If one wants to get a feeling for what the situation was like just a few years ago it's worth watching a talk [YouTube] that Moxie Marlinspike gave at the Black Hat conference in 2011. Marlinspike starts his talk by reflecting about several incidents regarding the certificate authority Comodo. The company got attacked earlier that year and had issued bogus certificates for domains like www.google.com or addons.mozilla.org in an attack that presumably came from Iran. It wasn't only the incident itself that got experts like Marlinspike frustrated with Comodo, it was also the company's reaction. Public statements that downplayed the issue showed a severe lack of understanding of what was going on technically.
Although Comodo had endangered the secure connections for major internet services and it showed no ability to responsibly handle such issues, the incident had no major consequences for the company. It was often said that Comodo was "too big to fail". At that time, a quarter of the internet's HTTPS connections relied on Comodo certificates. It was unlikely that any browser vendor would take the step of removing the Comodo root certificates and declaring Comodo-signed certificates as untrusted.
It is no surprise that many people saw the whole system of certificate authorities as a big scam. Companies are taking money for the issuance of certificates, which are the basis for secure internet connections, but those companies had little accountability when problems arose. However a lot has changed in the past few years.
Certificate Transparency
One technology that is trying to improve the security of the certificate authority system is called Certificate Transparency and it was developed by Google.
The idea behind Certificate Transparency is to have public logs of certificates issued that can be verified and observed by everyone. All certificates are required to be submitted to those logs. Before a certificate authority issues a new certificate it would submit a pre-certificate, with almost the same information as the normal certificate, to the log. The only additional information that is added to the final certificate are signed certificate timestamps (SCT) from the logs that serve as a proof that the certificate has been logged. The logs use a structure called a Merkle hash tree that provides proof that the certificate has been added and allows others to check that the log is operating correctly.
Up until recently, Google required the support of Certificate Transparency for all Extended Validation certificates, which show a green bar with a company name in the Chrome browser. Those certificates require a more stringent check of the identity of the certificate owner. In the future, the plan is to require Certificate Transparency for all certificates in order to be accepted by the Chrome browser.
The basic idea of Certificate Transparency is that nobody can issue a certificate without making it public. Site operators can therefore regularly check the public logs to see whether they contain any certificates for their domains that they haven't requested themselves.

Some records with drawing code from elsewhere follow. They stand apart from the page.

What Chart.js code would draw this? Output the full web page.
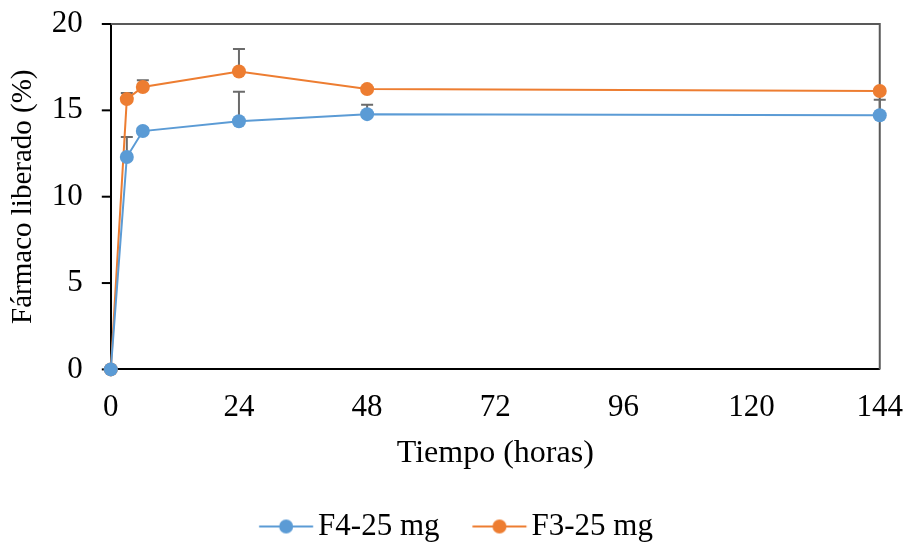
<!DOCTYPE html>
<html>
<head>
<meta charset="utf-8">
<script src="https://cdn.jsdelivr.net/npm/chart.js@4"></script>
<style>
  html, body { margin: 0; padding: 0; background: #fff; }
  #wrap { width: 906px; height: 544px; }
</style>
</head>
<body>
<div id="wrap"><canvas id="graficoLiberacion" width="906" height="544"></canvas></div>
<script>
// ======== DATOS ========
const tiempos = [0, 3, 6, 24, 48, 144];
const f4Valores = [0, 12.3, 13.8, 14.37, 14.78, 14.72];
const f4Errores = [0, 1.15, 0.15, 1.7, 0.55, 0.9];
const f3Valores = [0, 15.65, 16.35, 17.25, 16.23, 16.12];
const f3Errores = [0, 0.35, 0.4, 1.3, 0.1, 0.1];
const ticksX = [0, 24, 48, 72, 96, 120, 144];

const AZUL = "#5B9BD5";
const NARANJA = "#ED7D31";
const FUENTE = "'Liberation Serif', 'Times New Roman', serif";
const TAM = 31;

// icono de leyenda: línea con marcador (desplazado para acercarlo al texto)
function iconoLeyenda(color) {
    const c = document.createElement("canvas");
    c.width = 70; c.height = 16;
    const ctx = c.getContext("2d");
    const o = 13.25;
    ctx.strokeStyle = color;
    ctx.lineWidth = 2;
    ctx.beginPath();
    ctx.moveTo(o, 8); ctx.lineTo(o + 54, 8);
    ctx.stroke();
    ctx.fillStyle = color;
    ctx.beginPath();
    ctx.arc(o + 27, 8, 7, 0, Math.PI * 2);
    ctx.fill();
    return c;
}

// barras de error (solo hacia arriba), marco del área y marcas del eje Y
const pluginExtras = {
    id: "extras",
    beforeDatasetsDraw(chart) {
        const ctx = chart.ctx;
        const a = chart.chartArea;
        const x = chart.scales.x, y = chart.scales.y;
        ctx.save();
        // marco superior y derecho
        ctx.strokeStyle = "#595959";
        ctx.lineWidth = 2;
        ctx.beginPath();
        ctx.moveTo(a.left, a.top); ctx.lineTo(a.right, a.top); ctx.lineTo(a.right, a.bottom);
        ctx.stroke();
        // marcas del eje Y (hacia fuera)
        ctx.strokeStyle = "#000";
        y.ticks.forEach(t => {
            const py = y.getPixelForValue(t.value);
            ctx.beginPath();
            ctx.moveTo(a.left - 9, py); ctx.lineTo(a.left, py);
            ctx.stroke();
        });
        // barras de error
        const series = [[f4Valores, f4Errores], [f3Valores, f3Errores]];
        ctx.strokeStyle = "#6b6b6b";
        series.forEach(([vals, errs]) => {
            tiempos.forEach((t, i) => {
                if (!errs[i]) return;
                const px = x.getPixelForValue(t);
                const y0 = y.getPixelForValue(vals[i]);
                const y1 = y.getPixelForValue(vals[i] + errs[i]);
                ctx.beginPath();
                ctx.moveTo(px, y0); ctx.lineTo(px, y1);
                ctx.moveTo(px - 6, y1); ctx.lineTo(px + 6, y1);
                ctx.stroke();
            });
        });
        ctx.restore();
    }
};

const puntos = (vals) => tiempos.map((t, i) => ({ x: t, y: vals[i] }));

new Chart(document.getElementById("graficoLiberacion"), {
    type: "line",
    data: {
        datasets: [{
            label: "F4-25 mg",
            data: puntos(f4Valores),
            borderColor: AZUL,
            backgroundColor: AZUL,
            borderWidth: 2,
            pointRadius: 7,
            pointHoverRadius: 7,
            pointBorderWidth: 0,
            pointStyle: "circle",
            clip: false,
            tension: 0
        }, {
            label: "F3-25 mg",
            data: puntos(f3Valores),
            borderColor: NARANJA,
            backgroundColor: NARANJA,
            borderWidth: 2,
            pointRadius: 7,
            pointHoverRadius: 7,
            pointBorderWidth: 0,
            pointStyle: "circle",
            clip: false,
            tension: 0
        }]
    },
    options: {
        responsive: false,
        animation: false,
        layout: { padding: { left: 6, right: 0, top: 24, bottom: -8 } },
        plugins: {
            tooltip: { enabled: false },
            legend: {
                position: "bottom",
                labels: {
                    usePointStyle: true,
                    pointStyleWidth: 43.5,
                    color: "#000",
                    font: { family: FUENTE, size: TAM },
                    padding: 33,
                    generateLabels(chart) {
                        return chart.data.datasets.map((ds, i) => ({
                            text: ds.label,
                            fillStyle: ds.borderColor,
                            strokeStyle: ds.borderColor,
                            pointStyle: iconoLeyenda(ds.borderColor),
                            lineWidth: 0,
                            datasetIndex: i,
                            fontColor: "#000"
                        }));
                    }
                }
            }
        },
        scales: {
            x: {
                type: "linear",
                min: 0,
                max: 144,
                afterBuildTicks(axis) { axis.ticks = ticksX.map(v => ({ value: v })); },
                grid: { display: true, drawOnChartArea: false, drawTicks: true, tickLength: 17, tickColor: "rgba(0,0,0,0)" },
                border: { color: "#000", width: 2 },
                ticks: { color: "#000", font: { family: FUENTE, size: TAM }, padding: 3, maxRotation: 0 },
                title: { display: true, text: "Tiempo (horas)", color: "#000", font: { family: FUENTE, size: 32 }, padding: { top: 5, bottom: 5 } }
            },
            y: {
                min: 0,
                max: 20,
                ticks: { stepSize: 5, color: "#000", font: { family: FUENTE, size: TAM }, padding: 0 },
                grid: { drawOnChartArea: false, drawTicks: true, tickLength: 28, tickColor: "rgba(0,0,0,0)" },
                border: { color: "#000", width: 2 },
                title: { display: true, text: "Fármaco liberado (%)", color: "#000", font: { family: FUENTE, size: 29 }, padding: { top: 0, bottom: 11 } }
            }
        }
    },
    plugins: [pluginExtras]
});
</script>
</body>
</html>
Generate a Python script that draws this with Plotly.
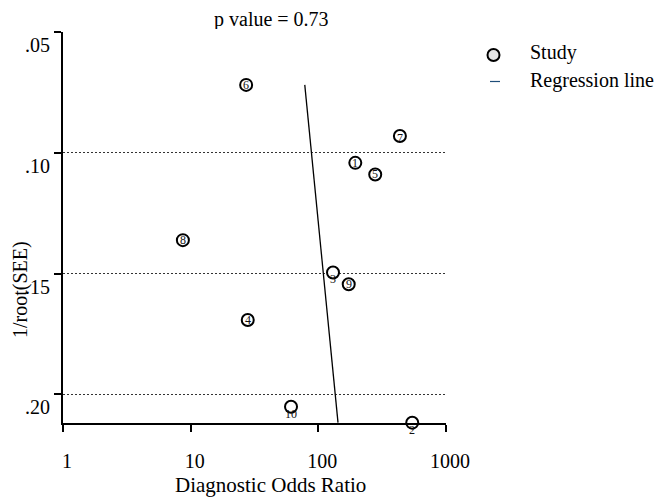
import numpy as np
import plotly.graph_objects as go

# ---- data ----
study_ids = ["1", "2", "3", "4", "5", "6", "7", "8", "9", "10"]
dor = [194.8, 544.0, 130.3, 28.0, 279.0, 27.2, 435.5, 8.69, 173.0, 61.1]
inv_root_ess = [0.1041, 0.2117, 0.1495, 0.1692, 0.1089, 0.0718, 0.0930, 0.1361, 0.1544, 0.2051]
reg_dor = [78.3, 142.6]
reg_y = [0.0718, 0.2117]
x_ticks = [1, 10, 100, 1000]
x_ticktext = ["1", "10", "100", "1000"]
y_ticks = [0.05, 0.10, 0.15, 0.20]
y_ticktext = [".05", ".10", ".15", ".20"]
p_value_text = "p value = 0.73"

# ---- style ----
FONT = "Liberation Serif"
OFF = 8  # page body margin of the browser
W, H = 664 - OFF, 500 - OFF
L, R, T, B = 63 - OFF, 446 - OFF, 32 - OFF, 423 - OFF
label_yshift = [0, -7, -7, 0, 0, 0, -2, 0, 0, -7]


def px_x(p):
    return (p - OFF - L) / (R - L)


def px_y(p):
    return (B - (p - OFF)) / (B - T)


fig = go.Figure()

fig.add_trace(go.Scatter(
    x=reg_dor, y=reg_y, mode="lines",
    line=dict(color="black", width=1.3),
    name="Regression line", showlegend=False, hoverinfo="skip",
))

fig.add_trace(go.Scatter(
    x=dor, y=inv_root_ess, mode="markers",
    marker=dict(symbol="circle", size=12, color="white",
                line=dict(color="black", width=2)),
    name="Study", showlegend=False, cliponaxis=False,
))

annotations = []
for sid, xv, yv, ys in zip(study_ids, dor, inv_root_ess, label_yshift):
    annotations.append(dict(
        x=np.log10(xv), y=yv, xref="x", yref="y", text=sid, showarrow=False,
        font=dict(family=FONT, size=12, color="#111"), yshift=ys,
    ))

# title
annotations.append(dict(
    x=px_x(271), y=px_y(19), xref="paper", yref="paper",
    text=p_value_text, showarrow=False,
    font=dict(family=FONT, size=20, color="black"),
    xanchor="center", yanchor="middle", height=20, valign="middle",
))
# axis titles
annotations.append(dict(
    x=px_x(270), y=px_y(485), xref="paper", yref="paper",
    text="Diagnostic Odds Ratio", showarrow=False,
    font=dict(family=FONT, size=21, color="black"),
    xanchor="center", yanchor="middle",
))
annotations.append(dict(
    x=px_x(20), y=px_y(290), xref="paper", yref="paper",
    text="1/root(SEE)", showarrow=False, textangle=-90,
    font=dict(family=FONT, size=20, color="black"),
    xanchor="center", yanchor="middle",
))
# legend texts
annotations.append(dict(
    x=px_x(528), y=px_y(52), xref="paper", yref="paper",
    text="Study", showarrow=False,
    font=dict(family=FONT, size=20, color="black"),
    xanchor="left", yanchor="middle",
))
annotations.append(dict(
    x=px_x(528), y=px_y(80), xref="paper", yref="paper",
    text="Regression line", showarrow=False,
    font=dict(family=FONT, size=20, color="black"),
    xanchor="left", yanchor="middle",
))

shapes = [
    dict(type="circle", xref="paper", yref="paper",
         x0=px_x(487.5), x1=px_x(499.5), y0=px_y(61), y1=px_y(49),
         line=dict(color="black", width=2), fillcolor="#e6e6e6"),
    dict(type="line", xref="paper", yref="paper",
         x0=px_x(490), x1=px_x(500), y0=px_y(81.5), y1=px_y(81.5),
         line=dict(color="#1f4e79", width=1.2)),
]

y_bottom = 0.05 + (B - T) / 2416.0

fig.update_layout(
    width=W, height=H,
    margin=dict(l=L, r=W - R, t=T, b=H - B, autoexpand=False),
    paper_bgcolor="white", plot_bgcolor="white",
    font=dict(family=FONT, size=20, color="black"),
    annotations=annotations,
    shapes=shapes,
    showlegend=False,
)

fig.update_xaxes(
    type="log", range=[0, 3],
    tickvals=x_ticks, ticktext=x_ticktext,
    showline=True, linecolor="black", linewidth=2,
    ticks="outside", ticklen=7, tickwidth=1.5, tickcolor="black",
    showgrid=False, zeroline=False,
    tickfont=dict(family=FONT, size=20, color="black"),
    ticklabelshift=4, ticklabelstandoff=12,
)

fig.update_yaxes(
    range=[y_bottom, 0.0499],
    tickvals=y_ticks, ticktext=y_ticktext,
    showline=True, linecolor="black", linewidth=2,
    ticks="outside", ticklen=7, tickwidth=1.5, tickcolor="black",
    showgrid=True, gridcolor="#333", gridwidth=1, griddash="2px,2px",
    zeroline=False,
    tickfont=dict(family=FONT, size=20, color="black"),
    ticklabelshift=-13,
)

fig.write_html("out.html")
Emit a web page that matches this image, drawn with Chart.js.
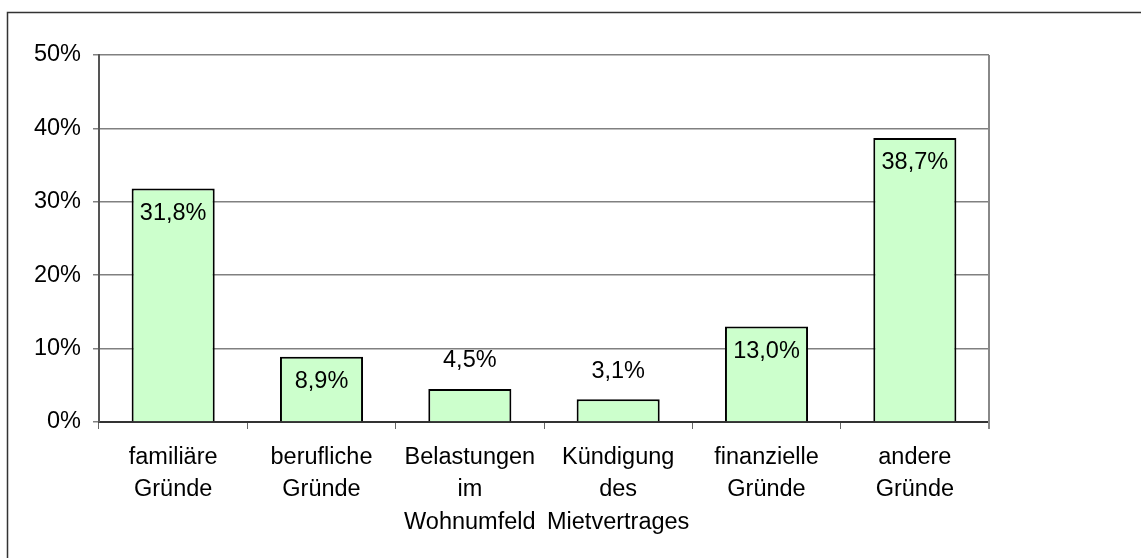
<!DOCTYPE html>
<html>
<head>
<meta charset="utf-8">
<script src="https://cdn.jsdelivr.net/npm/chart.js@4/dist/chart.umd.min.js"></script>
<style>
  body { margin: 0; background: #fff; }
  canvas { display: block; }
</style>
</head>
<body>
<canvas id="myChart" width="1141" height="558"></canvas>
<script>
const labels = [
  ['familiäre', 'Gründe'],
  ['berufliche', 'Gründe'],
  ['Belastungen', 'im', 'Wohnumfeld'],
  ['Kündigung', 'des', 'Mietvertrages'],
  ['finanzielle', 'Gründe'],
  ['andere', 'Gründe'],
];

const werte = [31.8, 8.9, 4.5, 3.1, 13.0, 38.7];

const yTicks = [0, 10, 20, 30, 40, 50];

const schrift = "'Liberation Sans', Arial, sans-serif";

// Rahmen oben/links und rechter Rand der Zeichenfläche
const rahmen = {
  id: 'rahmen',
  beforeDraw(chart) {
    const ctx = chart.ctx;
    ctx.save();
    ctx.fillStyle = '#fff';
    ctx.fillRect(0, 0, chart.width, chart.height);
    ctx.strokeStyle = '#333';
    ctx.lineWidth = 1.5;
    ctx.beginPath();
    ctx.moveTo(7.5, chart.height);
    ctx.lineTo(7.5, 12.5);
    ctx.lineTo(chart.width, 12.5);
    ctx.stroke();
    ctx.restore();
  },
  afterDraw(chart) {
    const a = chart.chartArea;
    const ctx = chart.ctx;
    ctx.save();
    ctx.strokeStyle = '#888';
    ctx.lineWidth = 2;
    ctx.beginPath();
    ctx.moveTo(a.right, a.top);
    ctx.lineTo(a.right, a.bottom + 7);
    ctx.stroke();
    ctx.restore();
  }
};

// Werte an den Balken
const beschriftung = {
  id: 'beschriftung',
  afterDatasetsDraw(chart) {
    const ctx = chart.ctx;
    const meta = chart.getDatasetMeta(0);
    ctx.save();
    ctx.font = '23.5px ' + schrift;
    ctx.fillStyle = '#000';
    ctx.textAlign = 'center';
    ctx.textBaseline = 'middle';
    meta.data.forEach(function(bar, i) {
      const v = werte[i];
      const txt = v.toFixed(1).replace('.', ',') + '%';
      const y = v > 6 ? bar.y + 25 : bar.y - 28;
      ctx.fillText(txt, bar.x, y);
    });
    ctx.restore();
  }
};

const data = {
  labels: labels,
  datasets: [{
    data: werte,
    backgroundColor: '#ccffcc',
    borderColor: '#000',
    borderWidth: 2,
    barPercentage: 0.56,
    categoryPercentage: 1.0,
  }]
};

const config = {
  type: 'bar',
  data: data,
  options: {
    responsive: false,
    devicePixelRatio: 1,
    animation: false,
    layout: { padding: { top: 55, right: 152, left: 0, bottom: 0 } },
    plugins: {
      legend: { display: false },
      tooltip: { enabled: false }
    },
    scales: {
      x: {
        grid: {
          display: true,
          offset: true,
          drawOnChartArea: false,
          tickLength: 7,
          color: '#666',
          lineWidth: 1
        },
        border: { color: '#333', width: 2 },
        ticks: {
          color: '#000',
          padding: 12,
          maxRotation: 0,
          autoSkip: false,
          font: { family: schrift, size: 23.5, lineHeight: 1.38 }
        },
        afterFit(scale) { scale.height = 136; }
      },
      y: {
        min: 0,
        max: 50,
        afterBuildTicks(scale) {
          scale.ticks = yTicks.map(function(v) { return { value: v }; });
        },
        grid: {
          color: '#808080',
          lineWidth: 1.5,
          tickLength: 6
        },
        border: { color: '#555', width: 2 },
        ticks: {
          color: '#000',
          padding: 12,
          font: { family: schrift, size: 23.5 },
          callback: function(v) { return v + '%'; }
        },
        afterFit(scale) { scale.width = 99; }
      }
    }
  },
  plugins: [rahmen, beschriftung]
};

var myChart = new Chart(
  document.getElementById('myChart'),
  config
);
</script>
</body>
</html>
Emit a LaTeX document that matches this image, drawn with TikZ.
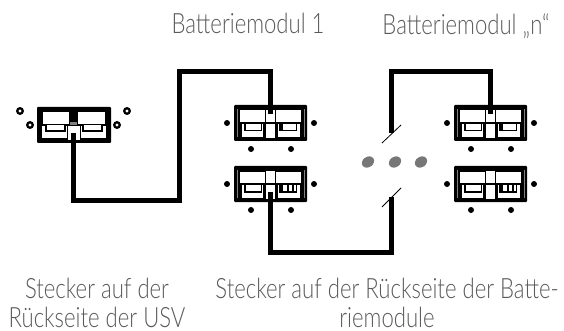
\documentclass[tikz,border=0pt]{standalone}
\usepackage{fontspec}
\setmainfont[FakeStretch=0.79,UprightFont=* Light]{Lato}
\usepackage{tikz}

\definecolor{labelgray}{HTML}{5a5a5a}
\definecolor{dotgray}{HTML}{777777}

\tikzset{
  modbox/.style={fill=black, rounded corners=1pt, inner sep=0pt,
    minimum width=73pt, minimum height=36pt},
  cable/.style={line width=5pt, line join=miter},
  slash/.style={line width=0.8pt},
  caption/.style={text=labelgray, font=\fontsize{28}{29}\selectfont, anchor=base, align=center, inner sep=0pt},
}

% name, left, top, bars in the right strip
\newcommand{\batmodule}[4]{
  \begin{scope}[shift={(#2,#3)}]
    \node[modbox] (#1) at (36.5,18) {};
    \fill[white] (6,5.5) rectangle (31,17);
    \fill[white] (42,5.5) rectangle (67,17);
    \fill[white] (32,5) rectangle (41,17);
    \fill[white] (32,19) rectangle (41,33);
    \fill[white] (8,19) rectangle (29,32);
    \fill[white] (44,19) rectangle (66,32);
    \fill[black] (10,18) rectangle (28,26.5);
    \fill[black] (45,18) rectangle (63,26.5);
    \fill[white] (11.5,19) rectangle (27,25);
    \fill[white] (46.5,19) rectangle (62,25);
    \foreach \barx in {#4} {\fill[black] (\barx,19) rectangle +(2,6);}
    \draw[gray, line width=0.6pt] (3,4) -- (3,32);
    \draw[gray, line width=0.6pt] (70,4) -- (70,32);
    \fill (-7,18) circle (3);
    \fill (80,18) circle (3);
    \fill (17,44) circle (3);
    \fill (57,44) circle (3);
    \coordinate (#1-in) at (36,9);
    \coordinate (#1-out) at (36,26);
  \end{scope}
}

\begin{document}
\begin{tikzpicture}[x=1pt, y=-1pt]
  \useasboundingbox (0,0) rectangle (564,331);

  % Left: plug on the UPS
  \node[modbox, minimum width=74pt] (usv) at (74,125) {};
  \fill[white] (43,112) rectangle (69,124);
  \fill[white] (78,112) rectangle (105,124);
  \fill[white] (42,126) rectangle (67,138);
  \fill[white] (81,126) rectangle (106,138);
  \fill[black] (45,124) rectangle (66,132);
  \fill[black] (82,124) rectangle (103,132);
  \fill[white] (47,125.5) rectangle (64,130.5);
  \fill[white] (84,125.5) rectangle (101,130.5);
  \fill[white] (68,126) rectangle (80,140);
  \fill[gray] (70,122) rectangle (77,125);
  \coordinate (usv-out) at (73,133);
  \foreach \hx/\hy in {20/111, 30/125, 127/111, 117/125} {
    \fill (\hx,\hy) circle (4);
    \fill[white] (\hx,\hy) circle (1.6);
  }

  % Modules
  \batmodule{upone}{234}{105}{47}
  \batmodule{lowone}{234}{166}{47,53,58}
  \batmodule{upn}{454}{105}{47}
  \batmodule{lown}{454}{166}{47,53,58}

  % Cut in the chain
  \coordinate (cuttop) at (391,133);
  \coordinate (cutlow) at (391,197);
  \draw[cable] (usv-out) -- (73,200) -- (179,200) -- (179,72) -- (270,72) -- (upone-in);
  \draw[cable] (lowone-out) -- (270,252) -- (391,252) -- (cutlow);
  \draw[cable] (cuttop) -- (391,72) -- (490,72) -- (upn-in);
  \draw[slash] (382,143) -- (401,125);
  \draw[slash] (382,207) -- (401,188);

  \foreach \dotx in {368,395,421} {
    \fill[dotgray, rotate around={35:(\dotx,162)}] (\dotx,162) ellipse (6.5 and 5.2);
  }

  % Labels
  \node[caption] (modone) at (248,34) {Batteriemodul 1};
  \node[caption] (modn) at (466,35) {Batteriemodul „n“};
  \node[caption] (usvtxt) at (97,327) {Stecker auf der\\Rückseite der USV};
  \node[caption] (modtxt) at (387,327) {Stecker auf der Rückseite der Batte-\\riemodule};
\end{tikzpicture}
\end{document}
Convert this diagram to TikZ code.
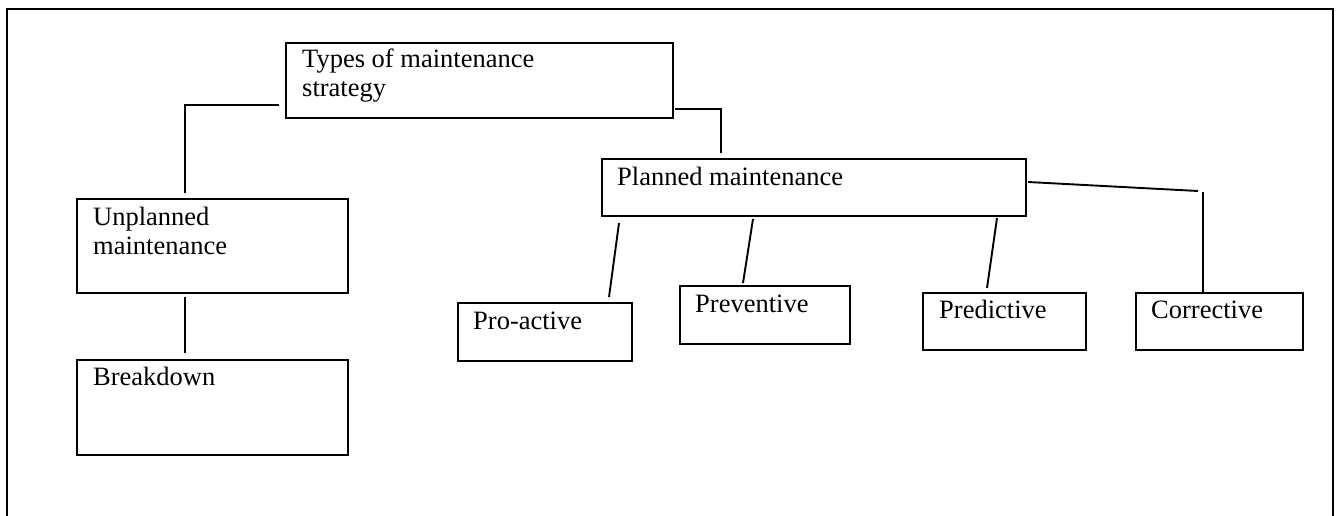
\documentclass[tikz,border=0pt]{standalone}
\usepackage{fontspec}
\setmainfont{Liberation Serif}
\begin{document}
\begin{tikzpicture}[x=1pt,y=-1pt,
  box/.style={draw, line width=2.5pt, rectangle, inner sep=0pt, outer sep=0pt, anchor=north west},
  lbl/.style={anchor=base west, inner sep=0pt, font=\fontsize{26.5}{29}\selectfont},
  conn/.style={line width=1.9pt},
  frame/.style={line width=2.8pt}]
\useasboundingbox (0,0) rectangle (1338,516);
% outer frame
\coordinate (fbl) at (7,530);
\coordinate (ftl) at (7,9);
\coordinate (ftr) at (1333,9);
\coordinate (fbr) at (1333,530);
\draw[frame] (fbl) -- (ftl) -- (ftr) -- (fbr);
% boxes
\node[box, minimum width=387pt, minimum height=75pt] (types) at (286,43) {};
\node[box, minimum width=271pt, minimum height=94pt] (unpl) at (77,199) {};
\node[box, minimum width=271pt, minimum height=95pt] (brk) at (77,360) {};
\node[box, minimum width=424pt, minimum height=57pt] (plan) at (602,159) {};
\node[box, minimum width=174pt, minimum height=58pt] (proa) at (458,303) {};
\node[box, minimum width=170pt, minimum height=58pt] (prev) at (680,286) {};
\node[box, minimum width=163pt, minimum height=57pt] (pred) at (923,293) {};
\node[box, minimum width=167pt, minimum height=57pt] (corr) at (1136,293) {};
% labels
\node[lbl] (typesA) at (302,68) {Types of maintenance};
\node[lbl] (typesB) at (302,97) {strategy};
\node[lbl] (unplA) at (93,225) {Unplanned};
\node[lbl] (unplB) at (93,254) {maintenance};
\node[lbl] (brkT) at (93,385) {Breakdown};
\node[lbl] (planT) at (617,185) {Planned maintenance};
\node[lbl] (proaT) at (473,329) {Pro-active};
\node[lbl] (prevT) at (695,312) {Preventive};
\node[lbl] (predT) at (939,318) {Predictive};
\node[lbl] (corrT) at (1151,318) {Corrective};
% connector end points
\coordinate (a1) at (279,105);
\coordinate (a2) at (185,105);
\coordinate (a3) at (185,193);
\coordinate (b1) at (675,109);
\coordinate (b2) at (721,109);
\coordinate (b3) at (721,153);
\coordinate (c1) at (185,297);
\coordinate (c2) at (185,353);
\coordinate (d1) at (1028,182);
\coordinate (d2) at (1198,191);
\coordinate (d3) at (1203,192);
\coordinate (d4) at (1203,294);
\coordinate (e1) at (619,223);
\coordinate (e2) at (609,297);
\coordinate (f1) at (753,219);
\coordinate (f2) at (743,283);
\coordinate (g1) at (997,218);
\coordinate (g2) at (987,288);
% connectors
\draw[conn] (a1) -- (a2) -- (a3);
\draw[conn] (b1) -- (b2) -- (b3);
\draw[conn] (c1) -- (c2);
\draw[conn] (d1) -- (d2);
\draw[conn] (d3) -- (d4);
\draw[conn] (e1) -- (e2);
\draw[conn] (f1) -- (f2);
\draw[conn] (g1) -- (g2);
\end{tikzpicture}
\end{document}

That would be a red flag that something has gone awry.
A challenge remains to determine what happens when a browser cannot verify the validity of a certificate via the log. For example, if a log is offline or an attacker prevents the connection to the log, what should happen? Certificate Transparency explicitly does not try to prevent authorities from issuing bad certificates, it only tries to make sure that they are detectable. In that case that a browser sees a certificate that it cannot verify, a gossip protocol is planned for the browser to send information about that incident to other parties. However, the details of the gossip protocol still have to be worked out.
Symantec caught by transparency logs
Certificate Transparency recently played a crucial role in uncovering the issuance of rogue certificates by Symantec, which is Comodo's largest competitor in the certificate market. In a lot of ways, the issue was minor compared to what happened with Comodo a few years earlier, but was still serious. Symantec had issued a number of test certificates that were only valid for one day, but were logged, seemingly as part of the normal certificate-generation mechanism. Some of these were for Google domains. There is no evidence that any of these certificates were used in the wild and—at least if one believes Symantec's claims—the private key corresponding to these certificates never left its systems. The bad certificates were found by Google through the logs of the Certificate Transparency system.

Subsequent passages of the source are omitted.